Evaluation of Agents under Simulated AI Marketplace Dynamics

April 15, 2026 · Grace Period · 🏛 SIGIR 2026

Authors To Eun Kim, Alireza Salemi, Hamed Zamani, Fernando Diaz arXiv ID 2604.14256 Category cs.IR: Information Retrieval Cross-listed cs.AI Citations 0 Venue SIGIR 2026

Abstract

Modern information access ecosystems consist of mixtures of systems, such as retrieval systems and large language models, and increasingly rely on marketplaces to mediate access to models, tools, and data, making competition between systems inherent to deployment. In such settings, outcomes are shaped not only by benchmark quality but also by competitive pressure, including user switching, routing decisions, and operational constraints.
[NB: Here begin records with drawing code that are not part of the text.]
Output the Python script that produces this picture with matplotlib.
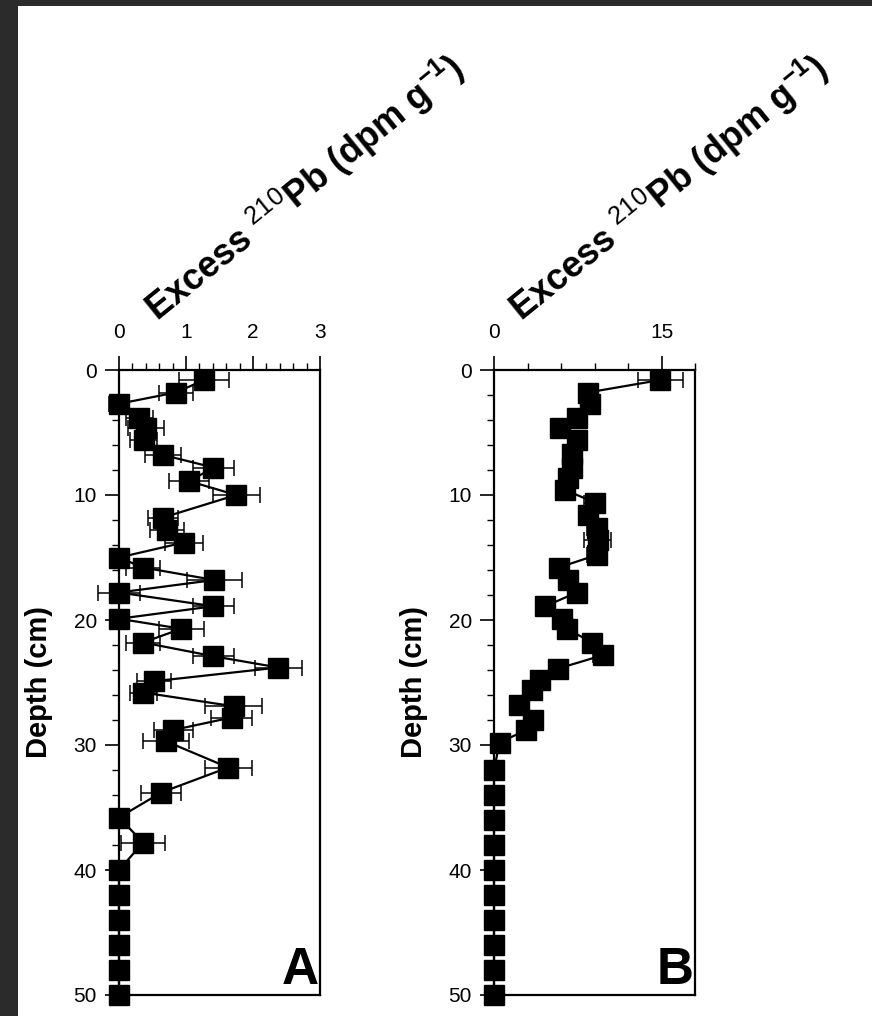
import numpy as np
import matplotlib
matplotlib.use("Agg")
import matplotlib.pyplot as plt
import matplotlib.patches as patches
from matplotlib.ticker import MultipleLocator, FixedLocator

plt.rcParams['font.family'] = ['Liberation Sans', 'DejaVu Sans']
plt.rcParams['mathtext.fontset'] = 'custom'
plt.rcParams['mathtext.rm'] = 'Liberation Sans'
plt.rcParams['mathtext.bf'] = 'Liberation Sans:bold'
plt.rcParams['mathtext.it'] = 'Liberation Sans:italic'

# core A
depth_a = [0.8, 1.8, 2.7, 3.8, 4.6, 5.6, 6.8, 7.8, 8.9, 10.0,
           11.8, 12.8, 13.8, 15.0, 15.8, 16.8, 17.8, 18.9, 19.9, 20.7,
           21.8, 22.9, 23.8, 24.9, 25.8, 26.9, 27.8, 28.8, 29.7, 31.8,
           33.8, 35.8, 37.8, 40, 42, 44, 46, 48, 50]
pb_a = [1.27, 0.85, 0.0, 0.30, 0.40, 0.37, 0.66, 1.41, 1.05, 1.75,
        0.66, 0.72, 0.97, 0.0, 0.36, 1.42, 0.0, 1.41, 0.0, 0.93,
        0.36, 1.41, 2.38, 0.52, 0.36, 1.71, 1.68, 0.81, 0.70, 1.63,
        0.63, 0.0, 0.36, 0, 0, 0, 0, 0, 0]
err_a = [0.37, 0.26, 0.15, 0.20, 0.27, 0.20, 0.27, 0.30, 0.30, 0.35,
         0.22, 0.25, 0.29, 0.10, 0.25, 0.41, 0.31, 0.31, 0.10, 0.34,
         0.25, 0.30, 0.35, 0.25, 0.20, 0.42, 0.30, 0.29, 0.34, 0.35,
         0.30, 0.10, 0.33, 0, 0, 0, 0, 0, 0]

# core B
depth_b = [0.8, 1.8, 2.7, 3.8, 4.6, 5.6, 6.7, 7.8, 8.6, 9.6,
           10.6, 11.6, 12.6, 13.6, 14.8, 15.8, 16.8, 17.8, 18.9, 19.9,
           20.7, 21.8, 22.8, 23.9, 24.8, 25.6, 26.8, 28.0, 28.8, 29.8,
           32, 34, 36, 38, 40, 42, 44, 46, 48, 50]
pb_b = [14.9, 8.4, 8.6, 7.4, 5.9, 7.4, 7.0, 7.0, 6.6, 6.4,
        9.0, 8.4, 9.2, 9.3, 9.2, 5.8, 6.6, 7.4, 4.6, 6.1,
        6.5, 8.8, 9.8, 5.7, 4.1, 3.4, 2.2, 3.5, 2.9, 0.5,
        0, 0, 0, 0, 0, 0, 0, 0, 0, 0]
err_b = [2.0, 0.8, 0.8, 0.7, 0.6, 0.7, 0.7, 0.7, 0.6, 0.6,
         0.9, 0.8, 0.9, 1.2, 0.9, 0.6, 0.6, 0.7, 0.5, 0.6,
         0.6, 0.8, 0.9, 0.6, 0.5, 0.4, 0.3, 0.4, 0.3, 0.2,
         0, 0, 0, 0, 0, 0, 0, 0, 0, 0]

W, H = 872, 1016
fig = plt.figure(figsize=(W / 100, H / 100), dpi=100)
fig.patch.set_facecolor('#2b2b2b')
fig.add_artist(patches.Rectangle((18 / W, 0), 1 - 18 / W, 1 - 6 / H,
                                 transform=fig.transFigure, facecolor='white',
                                 edgecolor='none', zorder=0))

label = r"$\mathbf{Excess}\ {}^{\mathrm{210}}\mathbf{Pb\ (dpm\ g}^{\mathbf{-1}}\mathbf{)}$"


def panel(left, depth, vals, errs, xmax, major, minor, letter, lab_x):
    ax = fig.add_axes([left / W, 1 - 995 / H, 201 / W, 625 / H])
    eb = ax.errorbar(vals, depth, xerr=errs, color='black', lw=1.6, elinewidth=1.1,
                     capsize=6, capthick=1.1, marker='s', markersize=14,
                     markerfacecolor='black', markeredgecolor='black', zorder=3)
    for art in eb.get_children():
        art.set_clip_on(False)
    ax.set_xlim(0, xmax)
    ax.set_ylim(50, 0)
    ax.xaxis.set_major_locator(FixedLocator(major))
    ax.xaxis.set_minor_locator(FixedLocator(minor))
    ax.yaxis.set_major_locator(MultipleLocator(10))
    ax.yaxis.set_minor_locator(MultipleLocator(2))
    ax.tick_params(axis='x', which='both', top=True, bottom=False,
                   labeltop=True, labelbottom=False, direction='out')
    ax.tick_params(axis='y', which='both', left=True, right=False, direction='out')
    ax.tick_params(which='major', length=10, width=1.2, labelsize=15)
    ax.tick_params(axis='x', which='major', pad=10)
    ax.tick_params(axis='y', which='major', pad=6)
    ax.tick_params(which='minor', length=5, width=1.0)
    for s in ax.spines.values():
        s.set_linewidth(1.6)
    ax.set_ylabel("Depth (cm)", fontsize=21, fontweight='bold')
    ax.yaxis.set_label_coords(-0.33, 0.5)
    ax.text(0.995, 0.0, letter, transform=ax.transAxes, ha='right', va='bottom',
            fontsize=37, fontweight='bold')
    ax.text(lab_x, 1.076, label, transform=ax.transAxes, rotation=39,
            rotation_mode='anchor', ha='left', va='baseline', fontsize=26)
    return ax


panel(119, depth_a, pb_a, err_a, 3, [0, 1, 2, 3],
      np.arange(0, 3.01, 0.2), "A", 0.195)
panel(494, depth_b, pb_b, err_b, 18, [0, 15],
      [0, 3, 6, 9, 12, 15, 18], "B", 0.14)

fig.savefig("out.png", dpi=100, facecolor=fig.get_facecolor())
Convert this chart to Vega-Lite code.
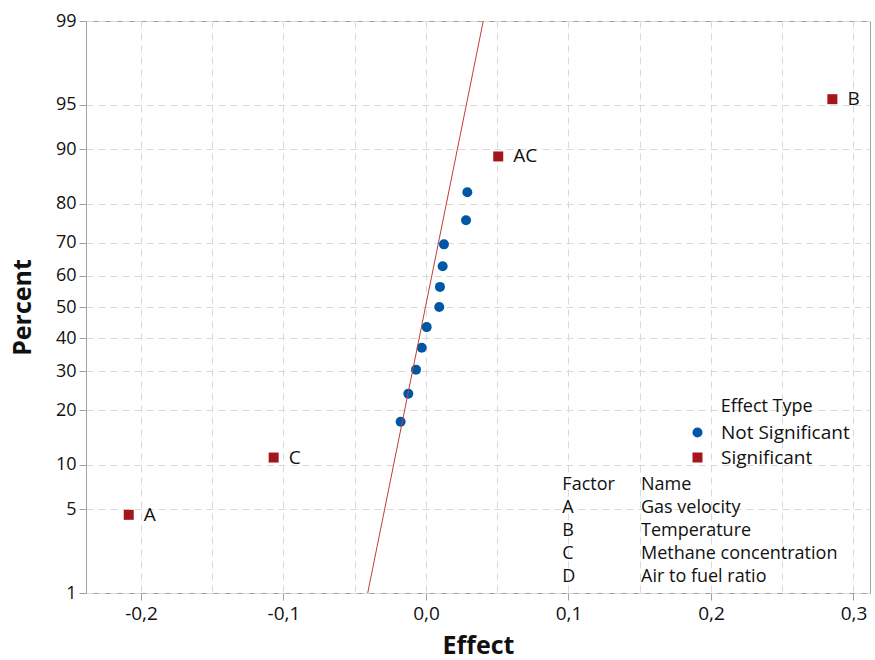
{
  "$schema": "https://vega.github.io/schema/vega-lite/v6.json",
  "width": 784,
  "height": 572,
  "autosize": "none",
  "padding": {"left": 86, "top": 21, "right": 5, "bottom": 67},
  "background": "white",
  "config": {
    "font": "Open Sans",
    "view": {"stroke": "#a0a0a0", "strokeWidth": 1},
    "axis": {
      "domain": false,
      "gridColor": "#d9d9d9",
      "gridDash": [7, 5],
      "gridWidth": 1,
      "tickColor": "#a0a0a0",
      "tickSize": 7,
      "labelFont": "Open Sans",
      "labelFontSize": 18,
      "labelColor": "#111111",
      "titleFont": "Open Sans",
      "titleFontSize": 25,
      "titleFontWeight": "bold",
      "titleColor": "#111111"
    }
  },
  "datasets": {
    "effects": [
      {"term": "A", "effect": -0.2086, "percent": 4.55, "score": -1.6904, "type": "Significant"},
      {"term": "C", "effect": -0.1069, "percent": 11.04, "score": -1.2245, "type": "Significant"},
      {"term": "", "effect": -0.0178, "percent": 17.53, "score": -0.9333, "type": "Not Significant"},
      {"term": "", "effect": -0.0124, "percent": 24.03, "score": -0.7055, "type": "Not Significant"},
      {"term": "", "effect": -0.0070, "percent": 30.52, "score": -0.5095, "type": "Not Significant"},
      {"term": "", "effect": -0.0030, "percent": 37.01, "score": -0.3315, "type": "Not Significant"},
      {"term": "", "effect": 0.0005, "percent": 43.51, "score": -0.1635, "type": "Not Significant"},
      {"term": "", "effect": 0.0093, "percent": 50.0, "score": 0.0, "type": "Not Significant"},
      {"term": "", "effect": 0.0098, "percent": 56.49, "score": 0.1635, "type": "Not Significant"},
      {"term": "", "effect": 0.0117, "percent": 62.99, "score": 0.3315, "type": "Not Significant"},
      {"term": "", "effect": 0.0126, "percent": 69.48, "score": 0.5095, "type": "Not Significant"},
      {"term": "", "effect": 0.0281, "percent": 75.97, "score": 0.7055, "type": "Not Significant"},
      {"term": "", "effect": 0.0290, "percent": 82.47, "score": 0.9333, "type": "Not Significant"},
      {"term": "AC", "effect": 0.0507, "percent": 88.96, "score": 1.2245, "type": "Significant"},
      {"term": "B", "effect": 0.2852, "percent": 95.45, "score": 1.6904, "type": "Significant"}
    ],
    "fit": [
      {"effect": -0.0409, "percent": 1, "score": -2.3263},
      {"effect": 0.0402, "percent": 99, "score": 2.3263}
    ],
    "notes": [
      {"effect": 0.2068, "score": -0.811, "text": "Effect Type"},
      {"effect": 0.0957, "score": -1.448, "text": "Factor"},
      {"effect": 0.1509, "score": -1.448, "text": "Name"},
      {"effect": 0.0957, "score": -1.635, "text": "A"},
      {"effect": 0.1509, "score": -1.635, "text": "Gas velocity"},
      {"effect": 0.0957, "score": -1.822, "text": "B"},
      {"effect": 0.1509, "score": -1.822, "text": "Temperature"},
      {"effect": 0.0957, "score": -2.009, "text": "C"},
      {"effect": 0.1509, "score": -2.009, "text": "Methane concentration"},
      {"effect": 0.0957, "score": -2.196, "text": "D"},
      {"effect": 0.1509, "score": -2.196, "text": "Air to fuel ratio"}
    ]
  },
  "layer": [
    {
      "data": {"name": "effects"},
      "mark": {"type": "point", "filled": true, "opacity": 1, "size": 100},
      "encoding": {
        "x": {
          "field": "effect",
          "type": "quantitative",
          "title": "Effect",
          "scale": {"domain": [-0.2386, 0.3116], "nice": false, "zero": false},
          "axis": {
            "values": [-0.2, -0.15, -0.1, -0.05, 0, 0.05, 0.1, 0.15, 0.2, 0.25, 0.3],
            "labelExpr": "abs(datum.value*10 - round(datum.value*10)) < 0.001 ? ((datum.value < -0.001 ? '-' : '') + replace(format(abs(datum.value), '.1f'), '.', ',')) : ''",
            "tickOpacity": {"condition": {"test": "abs(datum.value*10 - round(datum.value*10)) < 0.001", "value": 1}, "value": 0},
            "labelFontSize": 19,
            "labelPadding": 4,
            "titlePadding": 10
          }
        },
        "y": {
          "field": "score",
          "type": "quantitative",
          "title": "Percent",
          "scale": {"domain": [-2.3263, 2.3263], "nice": false, "zero": false},
          "axis": {
            "values": [-2.3263, -1.6449, -1.2816, -0.8416, -0.5244, -0.2533, 0, 0.2533, 0.5244, 0.8416, 1.2816, 1.6449, 2.3263],
            "labelExpr": "format(round(cumulativeNormal(datum.value)*100), 'd')",
            "labelPadding": 3,
            "titlePadding": 20
          }
        },
        "color": {
          "field": "type",
          "type": "nominal",
          "scale": {"domain": ["Not Significant", "Significant"], "range": ["#0057a6", "#a3161b"]},
          "legend": {
            "title": null,
            "orient": "none",
            "legendX": 602,
            "legendY": 402,
            "padding": 0,
            "labelFont": "Open Sans",
            "labelFontSize": 19,
            "labelColor": "#111111",
            "labelOffset": 14,
            "rowPadding": 5,
            "symbolSize": 100,
            "symbolStrokeWidth": 0
          }
        },
        "shape": {
          "field": "type",
          "type": "nominal",
          "scale": {"domain": ["Not Significant", "Significant"], "range": ["circle", "square"]}
        }
      }
    },
    {
      "data": {"name": "fit"},
      "mark": {"type": "line", "color": "#c23b3b", "strokeWidth": 1, "clip": true},
      "encoding": {
        "x": {"field": "effect", "type": "quantitative"},
        "y": {"field": "score", "type": "quantitative"}
      }
    },
    {
      "data": {"name": "effects"},
      "transform": [{"filter": "datum.term != ''"}],
      "mark": {"type": "text", "align": "left", "baseline": "middle", "dx": 15, "fontSize": 19, "color": "#111111", "font": "Open Sans"},
      "encoding": {
        "x": {"field": "effect", "type": "quantitative"},
        "y": {"field": "score", "type": "quantitative"},
        "text": {"field": "term"}
      }
    },
    {
      "data": {"name": "notes"},
      "mark": {"type": "text", "align": "left", "baseline": "middle", "fontSize": 18, "color": "#111111", "font": "Open Sans"},
      "encoding": {
        "x": {"field": "effect", "type": "quantitative"},
        "y": {"field": "score", "type": "quantitative"},
        "text": {"field": "text"}
      }
    }
  ]
}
Yet evaluation is still largely conducted on static benchmarks with accuracy-focused measures that assume systems operate in isolation. This mismatch makes it difficult to predict post-deployment success and obscures competitive effects such as early-adoption advantages and market dominance. We introduce Marketplace Evaluation, a simulation-based paradigm that evaluates information access systems as participants in a competitive marketplace. By simulating repeated interactions and evolving user and agent preferences, the framework enables longitudinal evaluation and marketplace-level metrics, such as retention and market share, that complement and can extend beyond traditional accuracy-based metrics. We formalize the framework and outline a research agenda, motivated by business and economics, around marketplace simulation, metrics, optimization, and adoption in evaluation campaigns like TREC.